**SHORT EXERCISE:**
Restate the data word for word and leave the images out.

— BEGIN —

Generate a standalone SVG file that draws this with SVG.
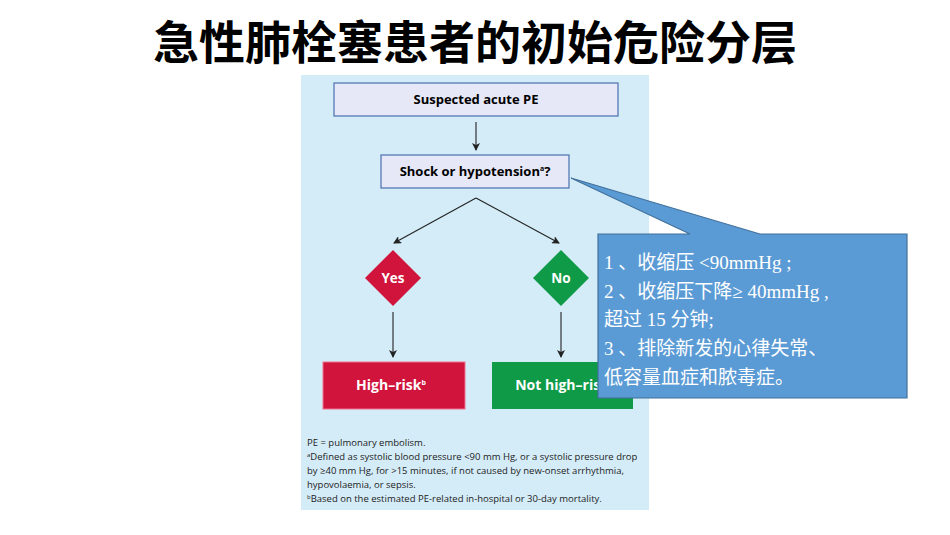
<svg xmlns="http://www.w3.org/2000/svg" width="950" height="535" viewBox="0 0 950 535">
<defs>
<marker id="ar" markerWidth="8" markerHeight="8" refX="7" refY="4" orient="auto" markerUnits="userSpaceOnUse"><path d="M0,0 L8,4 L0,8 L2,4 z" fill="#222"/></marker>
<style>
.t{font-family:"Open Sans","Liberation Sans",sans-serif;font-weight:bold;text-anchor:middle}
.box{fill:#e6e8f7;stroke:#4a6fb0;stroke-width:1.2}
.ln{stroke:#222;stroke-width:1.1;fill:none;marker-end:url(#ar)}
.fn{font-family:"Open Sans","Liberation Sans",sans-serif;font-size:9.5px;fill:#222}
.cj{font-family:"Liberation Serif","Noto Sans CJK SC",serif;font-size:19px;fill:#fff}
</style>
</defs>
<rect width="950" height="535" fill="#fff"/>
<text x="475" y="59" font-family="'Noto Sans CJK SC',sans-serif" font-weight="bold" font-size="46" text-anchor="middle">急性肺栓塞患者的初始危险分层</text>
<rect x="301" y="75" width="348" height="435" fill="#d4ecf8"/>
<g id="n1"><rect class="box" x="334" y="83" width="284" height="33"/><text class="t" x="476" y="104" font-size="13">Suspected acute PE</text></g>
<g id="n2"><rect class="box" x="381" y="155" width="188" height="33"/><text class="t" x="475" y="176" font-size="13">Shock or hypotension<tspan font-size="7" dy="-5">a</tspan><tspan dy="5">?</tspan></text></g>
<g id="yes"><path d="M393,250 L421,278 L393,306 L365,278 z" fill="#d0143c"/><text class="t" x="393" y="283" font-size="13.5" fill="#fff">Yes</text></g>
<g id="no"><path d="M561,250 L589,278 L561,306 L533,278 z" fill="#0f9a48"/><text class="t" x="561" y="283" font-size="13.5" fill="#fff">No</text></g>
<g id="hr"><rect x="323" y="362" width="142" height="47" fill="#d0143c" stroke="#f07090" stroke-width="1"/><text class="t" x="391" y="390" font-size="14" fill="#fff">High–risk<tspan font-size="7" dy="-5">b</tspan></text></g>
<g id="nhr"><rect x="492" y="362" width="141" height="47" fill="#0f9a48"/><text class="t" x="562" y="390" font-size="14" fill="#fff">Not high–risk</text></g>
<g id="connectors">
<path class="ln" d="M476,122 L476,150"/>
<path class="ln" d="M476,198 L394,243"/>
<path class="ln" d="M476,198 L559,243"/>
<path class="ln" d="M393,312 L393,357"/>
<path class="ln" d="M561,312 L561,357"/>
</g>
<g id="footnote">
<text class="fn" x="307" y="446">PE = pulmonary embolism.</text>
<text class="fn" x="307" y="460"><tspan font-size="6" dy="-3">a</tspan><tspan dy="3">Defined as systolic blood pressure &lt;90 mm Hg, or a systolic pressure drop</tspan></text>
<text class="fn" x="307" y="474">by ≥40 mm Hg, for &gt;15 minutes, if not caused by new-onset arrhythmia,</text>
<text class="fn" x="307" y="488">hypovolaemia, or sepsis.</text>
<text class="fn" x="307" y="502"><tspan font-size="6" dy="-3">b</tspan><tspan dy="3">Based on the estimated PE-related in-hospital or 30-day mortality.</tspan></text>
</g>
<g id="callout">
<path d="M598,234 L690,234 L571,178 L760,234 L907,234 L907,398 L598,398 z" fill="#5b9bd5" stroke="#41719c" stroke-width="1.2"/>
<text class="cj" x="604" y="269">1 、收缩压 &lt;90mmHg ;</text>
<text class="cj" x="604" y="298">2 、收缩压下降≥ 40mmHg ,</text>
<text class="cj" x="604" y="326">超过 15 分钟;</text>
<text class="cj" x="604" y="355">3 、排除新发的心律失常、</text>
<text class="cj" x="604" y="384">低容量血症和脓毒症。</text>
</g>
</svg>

— END —

**SOLUTION TO THIS EXERCISE:**
Generate a standalone SVG file that draws this with SVG.
<svg xmlns="http://www.w3.org/2000/svg" width="950" height="535" viewBox="0 0 950 535">
<defs>
<marker id="ar" markerWidth="8" markerHeight="8" refX="7" refY="4" orient="auto" markerUnits="userSpaceOnUse"><path d="M0,0 L8,4 L0,8 L2,4 z" fill="#222"/></marker>
<style>
.t{font-family:"Open Sans","Liberation Sans",sans-serif;font-weight:bold;text-anchor:middle}
.box{fill:#e6e8f7;stroke:#4a6fb0;stroke-width:1.2}
.ln{stroke:#222;stroke-width:1.1;fill:none;marker-end:url(#ar)}
.fn{font-family:"Open Sans","Liberation Sans",sans-serif;font-size:9.5px;fill:#222}
.cj{font-family:"Liberation Serif","Noto Sans CJK SC",serif;font-size:19px;fill:#fff}
</style>
</defs>
<rect width="950" height="535" fill="#fff"/>
<text x="475" y="59" font-family="'Noto Sans CJK SC',sans-serif" font-weight="bold" font-size="46" text-anchor="middle">急性肺栓塞患者的初始危险分层</text>
<rect x="301" y="75" width="348" height="435" fill="#d4ecf8"/>
<g id="n1"><rect class="box" x="334" y="83" width="284" height="33"/><text class="t" x="476" y="104" font-size="13">Suspected acute PE</text></g>
<g id="n2"><rect class="box" x="381" y="155" width="188" height="33"/><text class="t" x="475" y="176" font-size="13">Shock or hypotension<tspan font-size="7" dy="-5">a</tspan><tspan dy="5">?</tspan></text></g>
<g id="yes"><path d="M393,250 L421,278 L393,306 L365,278 z" fill="#d0143c"/><text class="t" x="393" y="283" font-size="13.5" fill="#fff">Yes</text></g>
<g id="no"><path d="M561,250 L589,278 L561,306 L533,278 z" fill="#0f9a48"/><text class="t" x="561" y="283" font-size="13.5" fill="#fff">No</text></g>
<g id="hr"><rect x="323" y="362" width="142" height="47" fill="#d0143c" stroke="#f07090" stroke-width="1"/><text class="t" x="391" y="390" font-size="14" fill="#fff">High–risk<tspan font-size="7" dy="-5">b</tspan></text></g>
<g id="nhr"><rect x="492" y="362" width="141" height="47" fill="#0f9a48"/><text class="t" x="562" y="390" font-size="14" fill="#fff">Not high–risk</text></g>
<g id="connectors">
<path class="ln" d="M476,122 L476,150"/>
<path class="ln" d="M476,198 L394,243"/>
<path class="ln" d="M476,198 L559,243"/>
<path class="ln" d="M393,312 L393,357"/>
<path class="ln" d="M561,312 L561,357"/>
</g>
<g id="footnote">
<text class="fn" x="307" y="446">PE = pulmonary embolism.</text>
<text class="fn" x="307" y="460"><tspan font-size="6" dy="-3">a</tspan><tspan dy="3">Defined as systolic blood pressure &lt;90 mm Hg, or a systolic pressure drop</tspan></text>
<text class="fn" x="307" y="474">by ≥40 mm Hg, for &gt;15 minutes, if not caused by new-onset arrhythmia,</text>
<text class="fn" x="307" y="488">hypovolaemia, or sepsis.</text>
<text class="fn" x="307" y="502"><tspan font-size="6" dy="-3">b</tspan><tspan dy="3">Based on the estimated PE-related in-hospital or 30-day mortality.</tspan></text>
</g>
<g id="callout">
<path d="M598,234 L690,234 L571,178 L760,234 L907,234 L907,398 L598,398 z" fill="#5b9bd5" stroke="#41719c" stroke-width="1.2"/>
<text class="cj" x="604" y="269">1 、收缩压 &lt;90mmHg ;</text>
<text class="cj" x="604" y="298">2 、收缩压下降≥ 40mmHg ,</text>
<text class="cj" x="604" y="326">超过 15 分钟;</text>
<text class="cj" x="604" y="355">3 、排除新发的心律失常、</text>
<text class="cj" x="604" y="384">低容量血症和脓毒症。</text>
</g>
</svg>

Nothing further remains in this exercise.